Randi Marshall is a member of the Newsday and amNew York editorial board.
Sen. Bernie Sanders may have lost Iowa by a hair but he made history last night.
Sanders is now the first Jewish candidate to win delegates in a presidential contest. By getting nearly half the vote, he earned 21 delegates, compared with 22 for Hillary Clinton.
While Clinton and her supporters have made much of the possibility that she could be the first woman president, few have focused on the notion that Sanders would be the first Jewish one.
For voters from Iowa and New Hampshire, Sanders’ Jewish heritage might not mean much. But for many of us in New York, Sanders’ march through Iowa and New Hampshire is about far more than poll numbers and how to solve income inequality.
After all, Sanders’ quintessential story resonates deeply with many a Jewish New Yorker. His father emigrated from Poland when he was just 17 – and lost much of his family to the Holocaust. Sanders was raised in a small apartment in Brooklyn. As an adult, Sanders, by all accounts, is a secular Jew – who isn’t religious but still identifies as Jewish.

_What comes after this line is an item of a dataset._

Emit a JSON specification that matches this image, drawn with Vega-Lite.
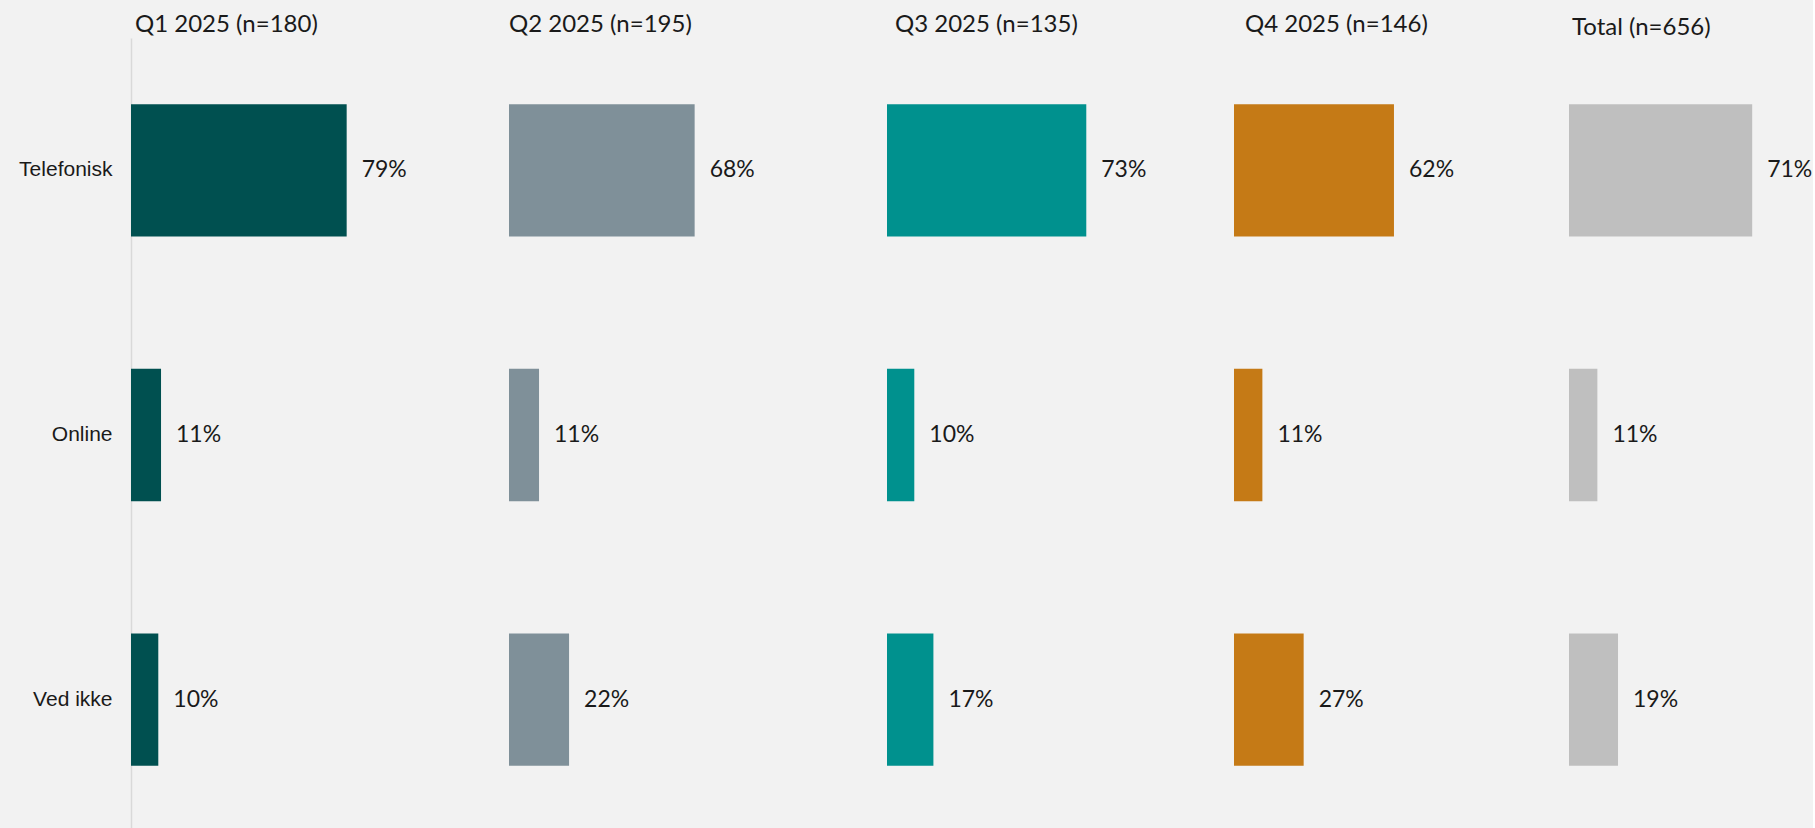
{
  "$schema": "https://vega.github.io/schema/vega-lite/v6.json",
  "background": "#f2f2f2",
  "padding": {"left": 18, "top": 13, "right": 0, "bottom": 0},
  "bounds": "flush",
  "spacing": 0,
  "data": {
    "values": [
      {"period": "Q1 2025", "answer": "Telefonisk", "value": 0.79},
      {"period": "Q1 2025", "answer": "Online", "value": 0.11},
      {"period": "Q1 2025", "answer": "Ved ikke", "value": 0.10},
      {"period": "Q2 2025", "answer": "Telefonisk", "value": 0.68},
      {"period": "Q2 2025", "answer": "Online", "value": 0.11},
      {"period": "Q2 2025", "answer": "Ved ikke", "value": 0.22},
      {"period": "Q3 2025", "answer": "Telefonisk", "value": 0.73},
      {"period": "Q3 2025", "answer": "Online", "value": 0.10},
      {"period": "Q3 2025", "answer": "Ved ikke", "value": 0.17},
      {"period": "Q4 2025", "answer": "Telefonisk", "value": 0.62},
      {"period": "Q4 2025", "answer": "Online", "value": 0.11},
      {"period": "Q4 2025", "answer": "Ved ikke", "value": 0.27},
      {"period": "Total", "answer": "Telefonisk", "value": 0.71},
      {"period": "Total", "answer": "Online", "value": 0.11},
      {"period": "Total", "answer": "Ved ikke", "value": 0.19}
    ]
  },
  "resolve": {"scale": {"x": "independent"}},
  "config": {
    "view": {"stroke": null},
    "title": {"font": "Lato", "fontSize": 24, "fontWeight": "normal", "color": "#1a1a1a", "anchor": "start", "frame": "group", "baseline": "alphabetic", "offset": 1},
    "text": {"font": "Lato", "fontSize": 23, "color": "#1a1a1a", "align": "left", "baseline": "middle", "dx": 15}
  },
  "hconcat": [
    {
      "width": 378, "height": 794,
      "title": {"text": "Q1 2025 (n=180)", "dx": 4},
      "transform": [{"filter": "datum.period === 'Q1 2025'"}],
      "encoding": {
        "y": {"field": "answer", "type": "nominal", "sort": ["Telefonisk", "Online", "Ved ikke"], "scale": {"paddingInner": 0.5, "paddingOuter": 0.25},
          "axis": {"title": null, "ticks": false, "labelPadding": 19, "labelFont": "Liberation Sans", "labelFontSize": 21, "labelColor": "#1a1a1a", "domainColor": "#d9d9d9", "domainWidth": 1.5, "grid": false}},
        "x": {"field": "value", "type": "quantitative", "scale": {"domain": [0, 1.3846], "nice": false, "zero": true}, "axis": null}
      },
      "layer": [
        {"mark": {"type": "bar", "color": "#005050"}},
        {"mark": {"type": "text"}, "encoding": {"text": {"field": "value", "type": "quantitative", "format": ".0%"}}}
      ]
    },
    {
      "width": 378, "height": 794,
      "title": {"text": "Q2 2025 (n=195)", "dx": 0},
      "transform": [{"filter": "datum.period === 'Q2 2025'"}],
      "encoding": {
        "y": {"field": "answer", "type": "nominal", "sort": ["Telefonisk", "Online", "Ved ikke"], "scale": {"paddingInner": 0.5, "paddingOuter": 0.25}, "axis": null},
        "x": {"field": "value", "type": "quantitative", "scale": {"domain": [0, 1.3846], "nice": false, "zero": true}, "axis": null}
      },
      "layer": [
        {"mark": {"type": "bar", "color": "#7f9099"}},
        {"mark": {"type": "text"}, "encoding": {"text": {"field": "value", "type": "quantitative", "format": ".0%"}}}
      ]
    },
    {
      "width": 347, "height": 794,
      "title": {"text": "Q3 2025 (n=135)", "dx": 8},
      "transform": [{"filter": "datum.period === 'Q3 2025'"}],
      "encoding": {
        "y": {"field": "answer", "type": "nominal", "sort": ["Telefonisk", "Online", "Ved ikke"], "scale": {"paddingInner": 0.5, "paddingOuter": 0.25}, "axis": null},
        "x": {"field": "value", "type": "quantitative", "scale": {"domain": [0, 1.2711], "nice": false, "zero": true}, "axis": null}
      },
      "layer": [
        {"mark": {"type": "bar", "color": "#00918e"}},
        {"mark": {"type": "text"}, "encoding": {"text": {"field": "value", "type": "quantitative", "format": ".0%"}}}
      ]
    },
    {
      "width": 335, "height": 794,
      "title": {"text": "Q4 2025 (n=146)", "dx": 11},
      "transform": [{"filter": "datum.period === 'Q4 2025'"}],
      "encoding": {
        "y": {"field": "answer", "type": "nominal", "sort": ["Telefonisk", "Online", "Ved ikke"], "scale": {"paddingInner": 0.5, "paddingOuter": 0.25}, "axis": null},
        "x": {"field": "value", "type": "quantitative", "scale": {"domain": [0, 1.2984], "nice": false, "zero": true}, "axis": null}
      },
      "layer": [
        {"mark": {"type": "bar", "color": "#c57a16"}},
        {"mark": {"type": "text"}, "encoding": {"text": {"field": "value", "type": "quantitative", "format": ".0%"}}}
      ]
    },
    {
      "width": 240, "height": 794,
      "title": {"text": "Total (n=656)", "dx": 3, "dy": 3},
      "transform": [{"filter": "datum.period === 'Total'"}],
      "encoding": {
        "y": {"field": "answer", "type": "nominal", "sort": ["Telefonisk", "Online", "Ved ikke"], "scale": {"paddingInner": 0.5, "paddingOuter": 0.25}, "axis": null},
        "x": {"field": "value", "type": "quantitative", "scale": {"domain": [0, 0.9302], "nice": false, "zero": true}, "axis": null}
      },
      "layer": [
        {"mark": {"type": "bar", "color": "#bfbfbf"}},
        {"mark": {"type": "text"}, "encoding": {"text": {"field": "value", "type": "quantitative", "format": ".0%"}}}
      ]
    }
  ]
}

It’s a familiar tale, and for many New Yorkers, that’s enough. They’re watching Sanders’ rise with interest, pride, and excitement. Around the dinner table, in synagogue sermons and conversations after services, and in localized chatter on social media, the conversation has turned to Sanders’ religious background, his views on religion, and, in particular, the State of Israel.
But then it gets complicated. Sanders himself doesn’t speak of religion often. Observers note that he volunteered at an Israeli kibbutz after college, but has never even said which one, leaving some to try to figure it out. So far, no one has.
And Sanders’ views on Israel muddy the waters, too. He’s supportive of Israel, but believes in a two-state solution in the Middle East, and, at times, has been critical of Israeli Prime Minister Benjamin Netanyahu.
Yet, even with those complexities, there’s something about Sanders that Jewish New Yorkers see in themselves, their parents, or their grandparents.
It’s not just the Larry David-style Brooklyn accent or the rumpled look. It’s a deeper pride that comes with watching one of our own succeed, and, perhaps, break through a different kind of glass ceiling.